The guy who beat out John Tavares by a single point to win last year's Art Ross trophy?
Say hello to Jamie Benn, the high-scoring captain of the Dallas Stars. Like Tavares, Benn was a two-sport athlete growing up; so successful at baseball, in fact, that in 2006 he was named the Most Valuable Player of his Victoria, B.C. baseball team that won the provincial championship.
Putting up points and pounding a baseball must have something in common, as NHL scoring legend Jarome Iginla, still sniping a pile of goals for the Colorado Avalanche, is also a baseball grad. Iginla was a talented pitcher before moving behind the plate, honing his skills so successfully that he became the starting catcher for the Canadian junior national team before deciding to chase pucks on a full-time basis.
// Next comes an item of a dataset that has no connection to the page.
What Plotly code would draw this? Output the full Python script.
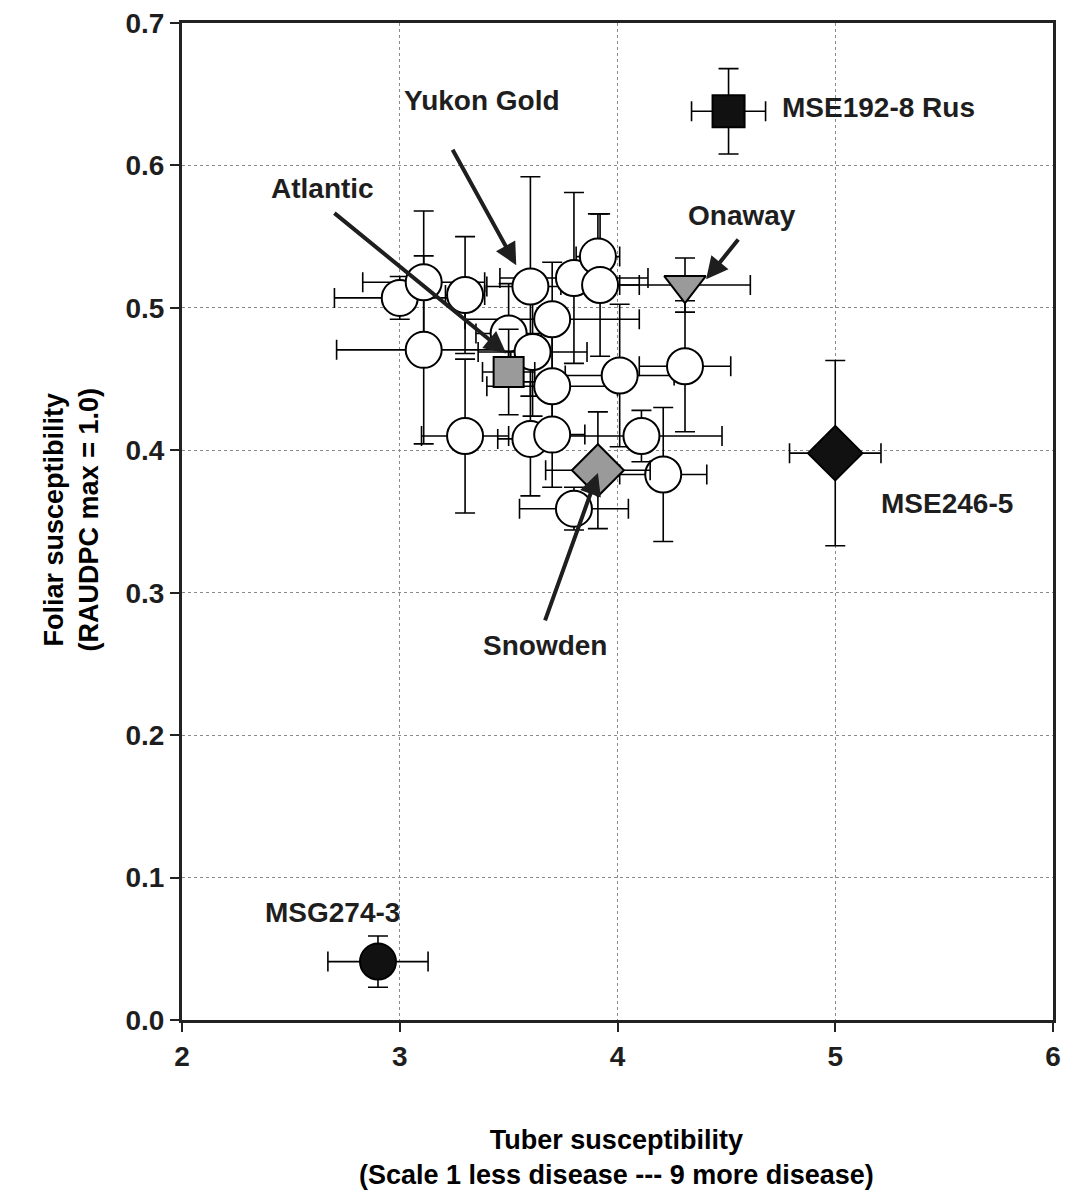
import plotly.graph_objects as go

# Open-circle clones
clone_x = [3.00, 3.11, 3.30, 3.60, 3.80, 3.91, 3.92, 3.70, 3.50, 3.61, 3.11, 3.70, 4.01, 4.31, 3.30, 3.60, 3.70, 4.11, 4.21, 3.80]
clone_y = [0.507, 0.518, 0.509, 0.515, 0.521, 0.536, 0.516, 0.492, 0.482, 0.469, 0.4705, 0.445, 0.4525, 0.459, 0.410, 0.408, 0.411, 0.410, 0.383, 0.359]
clone_xerr = [0.30, 0.28, 0.09, 0.20, 0.34, 0.10, 0.18, 0.40, 0.15, 0.25, 0.40, 0.30, 0.25, 0.21, 0.20, 0.15, 0.15, 0.37, 0.20, 0.25]
clone_yerr = [0.015, 0.050, 0.041, 0.077, 0.060, 0.030, 0.050, 0.040, 0.035, 0.045, 0.066, 0.040, 0.050, 0.046, 0.054, 0.040, 0.037, 0.018, 0.047, 0.015]

# Named cultivars / clones: x, y, xerr, yerr
atlantic = (3.50, 0.455, 0.12, 0.030)
snowden = (3.91, 0.386, 0.24, 0.041)
onaway = (4.31, 0.516, 0.30, 0.019)
mse192 = (4.51, 0.638, 0.17, 0.030)
mse246 = (5.00, 0.398, 0.21, 0.065)
msg274 = (2.90, 0.041, 0.23, 0.018)

x_ticks = [2, 3, 4, 5, 6]
y_ticks = [0.0, 0.1, 0.2, 0.3, 0.4, 0.5, 0.6, 0.7]

fig = go.Figure()

def add_pt(pt, symbol, fill, size):
    x, y, xe, ye = pt
    fig.add_trace(go.Scatter(
        x=[x], y=[y], mode="markers",
        marker=dict(symbol=symbol, size=size, color=fill, line=dict(color="black", width=2)),
        error_x=dict(type="data", array=[xe], color="black", thickness=1.6, width=10),
        error_y=dict(type="data", array=[ye], color="black", thickness=1.6, width=10),
        showlegend=False))

fig.add_trace(go.Scatter(
    x=clone_x, y=clone_y, mode="markers",
    marker=dict(symbol="circle", size=36, color="white", line=dict(color="black", width=2)),
    error_x=dict(type="data", array=clone_xerr, color="black", thickness=1.6, width=10),
    error_y=dict(type="data", array=clone_yerr, color="black", thickness=1.6, width=10),
    showlegend=False))

add_pt(atlantic, "square", "#9a9a9a", 30)
add_pt(snowden, "diamond", "#9a9a9a", 40)
add_pt(onaway, "triangle-down", "#9a9a9a", 36)
add_pt(mse192, "square", "#111111", 32)
add_pt(mse246, "diamond", "#111111", 42)
add_pt(msg274, "circle", "#111111", 36)

lab_font = dict(family="Liberation Sans, Arial", size=28, color="#1e1e1e")

labels = [
    ("Yukon Gold", 3.376, 0.6454, "center"),
    ("Atlantic", 2.647, 0.584, "center"),
    ("Onaway", 4.573, 0.5646, "center"),
    ("Snowden", 3.665, 0.2626, "center"),
    ("MSE192-8 Rus", 4.748, 0.6404, "left"),
    ("MSE246-5", 5.202, 0.3624, "left"),
    ("MSG274-3", 2.693, 0.0758, "center"),
]
for t, x, y, xa in labels:
    fig.add_annotation(x=x, y=y, text="<b>%s</b>" % t, showarrow=False,
                       xanchor=xa, yanchor="middle", font=lab_font)

# arrows: tail -> tip
arrows = [
    (3.239, 0.612, 3.535, 0.530),
    (2.693, 0.5674, 3.489, 0.468),
    (4.560, 0.549, 4.407, 0.520),
    (3.665, 0.2795, 3.910, 0.384),
]
for tx, ty, hx, hy in arrows:
    fig.add_annotation(x=hx, y=hy, ax=tx, ay=ty, axref="x", ayref="y",
                       text="", showarrow=True, arrowhead=2, arrowsize=1.1,
                       arrowwidth=4, arrowcolor="#1e1e1e")

title_font = dict(family="Liberation Sans Narrow, Liberation Sans, Arial", size=27, color="black")
fig.add_annotation(xref="paper", yref="paper", x=0.4994, y=-0.138,
                   text="<b>Tuber susceptibility<br>(Scale 1 less disease --- 9 more disease)</b>",
                   showarrow=False, font=title_font, xanchor="center", yanchor="middle")
fig.add_annotation(xref="paper", yref="paper", x=-0.127, y=0.5015, textangle=-90,
                   text="<b>Foliar susceptibility<br>(RAUDPC max = 1.0)</b>",
                   showarrow=False, font=title_font, xanchor="center", yanchor="middle")

tick_font = dict(family="Liberation Sans, Arial", size=28, color="#1e1e1e")
axis_common = dict(showline=True, linecolor="#222222", linewidth=3, mirror=True,
                   ticks="outside", ticklen=9, tickwidth=2, tickcolor="#222222",
                   showgrid=True, gridcolor="#8a8a8a", gridwidth=1, griddash="dot",
                   zeroline=False, tickfont=tick_font, automargin=False)
fig.update_xaxes(range=[2, 6], tickvals=x_ticks, ticktext=["<b>%d</b>" % v for v in x_ticks],
                 **axis_common)
fig.update_yaxes(range=[0, 0.7], tickvals=y_ticks, ticktext=["<b>%.1f</b>" % v for v in y_ticks],
                 **axis_common)

fig.update_layout(width=1065, height=1196, margin=dict(l=182, r=12, t=23, b=176),
                  paper_bgcolor="white", plot_bgcolor="white", showlegend=False)

fig.write_html("out.html", config={"displayModeBar": False},
               post_script="document.body.style.margin='0';document.body.style.overflow='hidden';")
And don't forget about "Mr. Hockey" himself, Gordie Howe. In another life, Howe may have come to be known as "Mr. Baseball.” A pure natural athlete, the Detroit Red Wings hero often took batting practice with the Detroit Tigers, amazing his Major League counterparts by belting a truck load of baseballs over the Tiger Stadium fence.
It stands to reason that the "King of New York" would be a huge tennis fan.
The Big Apple, after all, is the annual home of The U.S. Open, one of the marquee events on the tennis calendar. Henrik Lundqvist (dubbed "The King") is one of Gotham's most popular athletes and hones his amazing netminding skills by striking fuzzy green balls over the tennis net. A huge tennis fan, Lundqvist is good buddies with the legendary "Bad Boy" of the sport, John McEnroe. Bad boys, it seems, have to stick together as famous NHL tough guy Tie Domi lists McEnroe as his all-time favourite athlete, with Domi getting the chance to line up beside Johnny Mac for a charity doubles match in Hamilton a few years ago.
Of course, there's another tennis connection to hockey, as the lovely and (semi) talented Anna Kournikova once had well-documented romantic flings with Hockey Hall of Famers Sergei Fedorov and Pavel Bure. However, that’s a case of "Love, Set and Match" that goes down a completely different path.